Adjudication and Statistical Efficiency

classification
decision-making
diagnosis
endpoints
judgment
measurement
medical
design
RCT
accuracy-score
inference
ordinal
subgroup
2024
This article addresses some statistical issues related to adjudication of clinical conditions in clinical and epidemiologic studies, concentrating on maximizing statistical information, efficiency, and power. This has a lot to do with capturing disagreements between adjudicators and uncertainty within an adjudicator.
Author
Affiliation

Department of Biostatistics
Vanderbilt University School of Medicine

Published

October 17, 2024

Modified

October 17, 2024

Background

In clinical and epidemiologic studies one is frequently tasked with maximizing accuracy when assessing the presence of clinical conditions (symptoms, diagnoses, syndromes, etc.) or verifying outcome events such as stroke, myocardial infarction, or death from a specific cause. Prospective studies have the advantage of standardizing definitions of clinical conditions, minimizing bias, and being honest about disagreements about clinical designations. Many studies have clinical endpoint committees or adjudication committees. Statistical efficiency and completeness of reporting are optimized by having as many committee members as feasible, and having the members operate as independently as possible.

Statistical efficiency also comes from minimizing forced choices and utilizing gray zones. For example, if a study has only one adjudicator, and this clinical expert is uncertain about some of the designations, it is best for her to code determinations using at least one level of gray. The way to understand why this is more statistically efficient than having forced choices is to consider a 3-level (negative, uncertain, positive) clinical outcome that is being correlated with a 5-level severity of a symptom. Uncertain outcomes may occur more often for patients having a middle symptom severity. Making use of 3 levels of outcome will capitalize on this to increase power.

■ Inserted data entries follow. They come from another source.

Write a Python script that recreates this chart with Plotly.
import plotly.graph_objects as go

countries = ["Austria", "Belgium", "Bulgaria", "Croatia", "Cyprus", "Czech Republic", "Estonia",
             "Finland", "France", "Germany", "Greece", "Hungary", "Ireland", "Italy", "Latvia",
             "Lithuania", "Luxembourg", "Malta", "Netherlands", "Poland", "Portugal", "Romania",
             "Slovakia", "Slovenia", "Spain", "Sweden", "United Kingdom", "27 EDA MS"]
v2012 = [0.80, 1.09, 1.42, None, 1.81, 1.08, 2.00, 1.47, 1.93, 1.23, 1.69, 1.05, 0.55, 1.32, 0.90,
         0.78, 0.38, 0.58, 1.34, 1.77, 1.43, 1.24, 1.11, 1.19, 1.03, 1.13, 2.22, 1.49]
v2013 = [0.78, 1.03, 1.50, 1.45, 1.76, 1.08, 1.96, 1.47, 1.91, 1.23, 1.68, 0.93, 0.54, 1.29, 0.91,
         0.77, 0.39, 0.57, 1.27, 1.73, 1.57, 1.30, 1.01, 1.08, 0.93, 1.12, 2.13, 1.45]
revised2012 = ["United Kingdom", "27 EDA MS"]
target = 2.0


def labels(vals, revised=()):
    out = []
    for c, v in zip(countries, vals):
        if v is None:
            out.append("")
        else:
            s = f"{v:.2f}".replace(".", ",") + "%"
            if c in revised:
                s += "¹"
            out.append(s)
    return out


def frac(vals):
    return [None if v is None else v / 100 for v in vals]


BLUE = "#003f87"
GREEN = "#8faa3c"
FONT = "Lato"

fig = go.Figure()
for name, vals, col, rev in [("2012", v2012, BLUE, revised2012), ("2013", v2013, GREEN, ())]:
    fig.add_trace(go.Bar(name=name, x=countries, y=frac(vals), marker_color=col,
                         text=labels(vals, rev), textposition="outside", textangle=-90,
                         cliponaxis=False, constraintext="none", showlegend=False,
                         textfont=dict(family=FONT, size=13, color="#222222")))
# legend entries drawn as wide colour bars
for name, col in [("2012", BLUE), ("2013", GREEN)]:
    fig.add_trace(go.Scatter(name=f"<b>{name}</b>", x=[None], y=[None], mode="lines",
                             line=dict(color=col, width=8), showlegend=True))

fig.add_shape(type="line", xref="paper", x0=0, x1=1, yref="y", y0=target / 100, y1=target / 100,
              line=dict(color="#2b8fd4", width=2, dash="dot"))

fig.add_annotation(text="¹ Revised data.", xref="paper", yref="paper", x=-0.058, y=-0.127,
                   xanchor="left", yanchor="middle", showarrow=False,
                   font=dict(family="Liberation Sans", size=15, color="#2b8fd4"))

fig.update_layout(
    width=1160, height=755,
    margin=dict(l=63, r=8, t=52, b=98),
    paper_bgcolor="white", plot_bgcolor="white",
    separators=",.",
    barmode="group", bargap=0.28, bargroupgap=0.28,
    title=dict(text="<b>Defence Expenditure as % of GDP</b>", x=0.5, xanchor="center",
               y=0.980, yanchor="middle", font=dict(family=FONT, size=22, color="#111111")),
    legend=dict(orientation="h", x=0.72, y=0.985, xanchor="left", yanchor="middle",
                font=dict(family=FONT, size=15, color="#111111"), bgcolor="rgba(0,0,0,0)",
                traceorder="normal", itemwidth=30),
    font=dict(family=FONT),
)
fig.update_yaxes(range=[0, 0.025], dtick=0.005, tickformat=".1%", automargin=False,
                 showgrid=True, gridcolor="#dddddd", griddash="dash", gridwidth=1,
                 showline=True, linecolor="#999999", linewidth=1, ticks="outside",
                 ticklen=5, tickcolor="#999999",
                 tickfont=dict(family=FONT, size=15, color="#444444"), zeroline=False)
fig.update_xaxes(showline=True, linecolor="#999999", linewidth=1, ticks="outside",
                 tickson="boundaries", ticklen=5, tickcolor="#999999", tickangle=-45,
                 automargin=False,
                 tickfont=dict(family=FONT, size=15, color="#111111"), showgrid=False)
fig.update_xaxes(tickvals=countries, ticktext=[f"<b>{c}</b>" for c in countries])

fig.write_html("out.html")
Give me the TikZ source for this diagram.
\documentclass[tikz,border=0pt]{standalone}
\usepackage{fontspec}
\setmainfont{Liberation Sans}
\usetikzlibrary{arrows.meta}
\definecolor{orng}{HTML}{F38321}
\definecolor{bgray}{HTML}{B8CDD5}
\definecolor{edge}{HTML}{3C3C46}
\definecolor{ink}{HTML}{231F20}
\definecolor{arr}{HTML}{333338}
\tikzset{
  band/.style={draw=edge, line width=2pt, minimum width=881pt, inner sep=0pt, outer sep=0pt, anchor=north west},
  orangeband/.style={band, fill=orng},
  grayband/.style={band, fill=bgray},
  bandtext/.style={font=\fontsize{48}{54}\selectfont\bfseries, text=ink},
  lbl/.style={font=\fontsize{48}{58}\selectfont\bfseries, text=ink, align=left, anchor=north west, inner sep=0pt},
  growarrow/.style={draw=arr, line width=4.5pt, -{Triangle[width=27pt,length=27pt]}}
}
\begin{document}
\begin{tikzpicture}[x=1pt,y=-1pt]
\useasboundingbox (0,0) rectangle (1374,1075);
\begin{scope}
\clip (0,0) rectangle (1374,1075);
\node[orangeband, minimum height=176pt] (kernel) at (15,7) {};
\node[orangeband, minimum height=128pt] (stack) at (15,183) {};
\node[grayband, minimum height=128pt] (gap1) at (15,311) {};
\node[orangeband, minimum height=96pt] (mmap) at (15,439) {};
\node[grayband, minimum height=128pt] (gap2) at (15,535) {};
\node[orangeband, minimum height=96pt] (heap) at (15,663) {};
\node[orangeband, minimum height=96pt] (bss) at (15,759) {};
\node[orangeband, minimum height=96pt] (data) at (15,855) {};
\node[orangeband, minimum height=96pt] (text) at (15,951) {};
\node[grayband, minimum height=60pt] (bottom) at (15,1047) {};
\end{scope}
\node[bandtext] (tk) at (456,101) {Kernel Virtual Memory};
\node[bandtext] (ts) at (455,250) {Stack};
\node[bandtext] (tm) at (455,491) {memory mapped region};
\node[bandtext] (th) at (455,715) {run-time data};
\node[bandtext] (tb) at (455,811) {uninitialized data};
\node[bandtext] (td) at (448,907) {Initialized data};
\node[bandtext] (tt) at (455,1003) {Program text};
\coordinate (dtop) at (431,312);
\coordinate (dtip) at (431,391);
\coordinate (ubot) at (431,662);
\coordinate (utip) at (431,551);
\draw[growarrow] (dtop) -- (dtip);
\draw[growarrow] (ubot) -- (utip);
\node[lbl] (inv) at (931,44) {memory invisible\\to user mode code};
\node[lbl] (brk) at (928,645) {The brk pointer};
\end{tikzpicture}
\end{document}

Sometimes the clinical condition needs to be used not as a multilevel ordinal outcome but is instead used in subsetting patients. For example, one may want to analyze a subset of the cohort consisting of patients designated as having a certain clinical syndrome at baseline. It is not hard to analyze subsets when the subsetting is uncertain. For example, if one translated an adjudication to the probability the patient has a syndrome, one can easily use multiple imputation to analyze subsets under uncertainties. If a given patient has a probability of 0.6 of having syndrome X, 10 imputations of the binary syndrome can be generated. In the long run, \(\frac{6}{10}\) of the imputations will be positive for the syndrome. The needed subset analysis can be done by including, for each of the multiple imputations, all the patients imputed to be positive for X. By repeating this process over, say, 10 multiple imputations, noise in this process will average out and one-time forced choice classification is unnecessary.

Even if one does not want to use multiple imputation or Bayesian models to account for adjudication uncertainties, it is important to design the adjudications to lead to an optimum final negative/positive designation.

A Hierarchy of Statistical Information and Power

Besides having independent adjudicators, statistical information is maximized when one delays forced-choice designations as much as possible and respects gray zones to the extent possible. Here is a hierarchy of statistical information/efficiency/power from highest to lowest, for various strategies.

  • Have each adjudicator record the probability the patient is in the clinical category of interest, then average these probabilities to yield a final result that is used in analyses. When the clinical category is used as an outcome variable, ordinal regression may be used in the final analysis. This can be used to estimate the probability that the outcome is at a certain level \(y\) or higher, for any \(y\) and for any level of baseline variables.
  • Classify the patient as negative/positive depending on whether this average probability the condition exists exceeds a pre-specified level.
  • Have each adjudicator record a forced choice of negative/positive. Code the final result as the proportion (over adjudicators) of positives.
  • Have each adjudicator record a forced choice of negative/positive. Code the final result as negative/positive depending on a majority rule. One would need to have an odd number of reviewers for this rule.

When one has a probability of being in a clinical class and such probabilities are not all near 0 or 1, the probabilities are self-contained in terms of capturing the difficulty of the task of classifying patients. This translates directly to quantifying the arbitrariness of forced-choice classifications.